“Gaining entry into an accelerator’s funding program requires startups to possess a combination of qualities, which collectively reveal a business that has the potential to thrive in a competitive and rapidly changing business landscape,” writes Dr Yousef Alhammadi, Executive Director of The Abu Dhabi Early Childhood Authority (ECA).”

The startup landscape in the United Kingdom is densely populated, and competition is fierce as each company looks to secure a higher market share. Amidst this bustling and fast-paced environment, startups always seek ways to gain a competitive advantage.

In recent years, government-funded accelerator programs have boosted this space by designing programs that offer mentorship, resources, and, crucially, funding. In return, through these programs, governments promote innovation and productivity in their economy and solve critical social challenges.

Nonetheless, gaining acceptance into these programs is no easy task for startups. As someone who has run an accelerator program for the past three years, I am constantly on the lookout for startups that have the potential to make a positive impact. Here are three characteristics that I look out for and which indicate success:


At the core of any successful startup lies a team of dedicated and visionary individuals spearheaded by a leader who can navigate the unpredictable waters of entrepreneurship. According to Harvard Business School and I concur, the leader must have certain qualities such as curiosity, a willingness to experiment, decisiveness, self-awareness, risk tolerance, comfort with failure, persistence, innovative thinking, long-term focus and adaptability. The business landscape is dynamic, and startups must be willing to shift strategies and adapt quickly when necessary. Leaders open to feedback, receptive to market signals, and quick to make informed decisions have a better chance of steering their startups toward success.

The quality of a leader can also be evaluated by looking at a range of factors. Experience, for example, is valuable, but it’s not solely about the number of years on a CV. Instead, it’s about how that experience has shaped the leaders’ decision-making, problem-solving and communication skills. Startups led by individuals who have learned from failures and setbacks tend to possess a resilience that is invaluable.

Temperament is also critical. A startup’s journey is filled with uncertainty. Therefore, leaders must remain calm and think clearly under pressure. Ultimately, the leader’s traits will eventually influence the entire organisation and shape its culture. If these qualities are positive, the chances of being accepted into a program and succeeding increase dramatically.


Innovation is the lifeblood of startups. Accelerators are looking for ideas that not only solve existing problems but also have the potential to disrupt industries. For a startup to really stand out, its value proposition must go beyond just making incremental improvements.

Startups that catch the eye of accelerators often demonstrate a deep understanding of their target audience’s pain points. They propose solutions that are not only innovative but also intuitive and user-centric. A compelling idea should not require an elaborate explanation; it should resonate with its intended users almost instinctively.

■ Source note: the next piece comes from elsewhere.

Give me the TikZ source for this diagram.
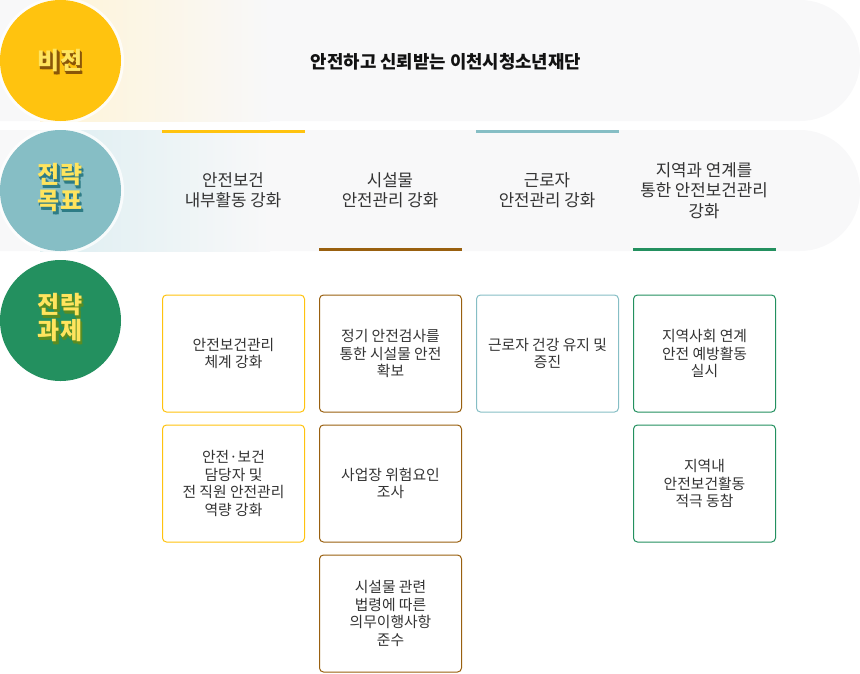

However, innovation alone isn’t enough. Accelerators also seek startups with ideas that are scalable. Scalability refers to a startup’s ability to grow its operations without a proportional cost increase. This is crucial for attracting investors, as they want to see a clear path to significant returns on their investments. Startups that can outline how they plan to expand their operations, tap into new markets and handle increased demand are more likely to gain the attention of accelerators.


In the startup ecosystem, talk is cheap, but traction speaks volumes. Accelerators value startups that demonstrate tangible progress and market validation. This can come in various forms, such as user engagement metrics, customer testimonials, partnerships or initial sales figures. Traction proves that the startup’s idea holds value and that there is a demand for the product or service.

The level of traction a startup has reflects its ability to effectively carry out its plans. It shows that the startup has not only identified a problem and proposed a solution but has also taken action to bring that solution to users. This is an important milestone for accelerators, as it demonstrates that the startup has moved beyond the theoretical stage and is actively working to bring its vision to life.

Market validation is closely tied to traction. It demonstrates that real users or customers have tested and validated the startup’s idea. Positive feedback, recurring purchases, or a growing user base indicate market validation. This aspect reassures accelerators that the startup is not operating in isolation but has a genuine connection with its target audience.

Overall, gaining entry into an accelerator’s funding program requires startups to possess a combination of qualities, which collectively reveal a business that has the potential to thrive in a competitive and rapidly changing business landscape. While each accelerator may prioritise these traits differently, startups that embody these qualities are better positioned to secure the support and resources they need to turn their vision into a sustainable and impactful reality.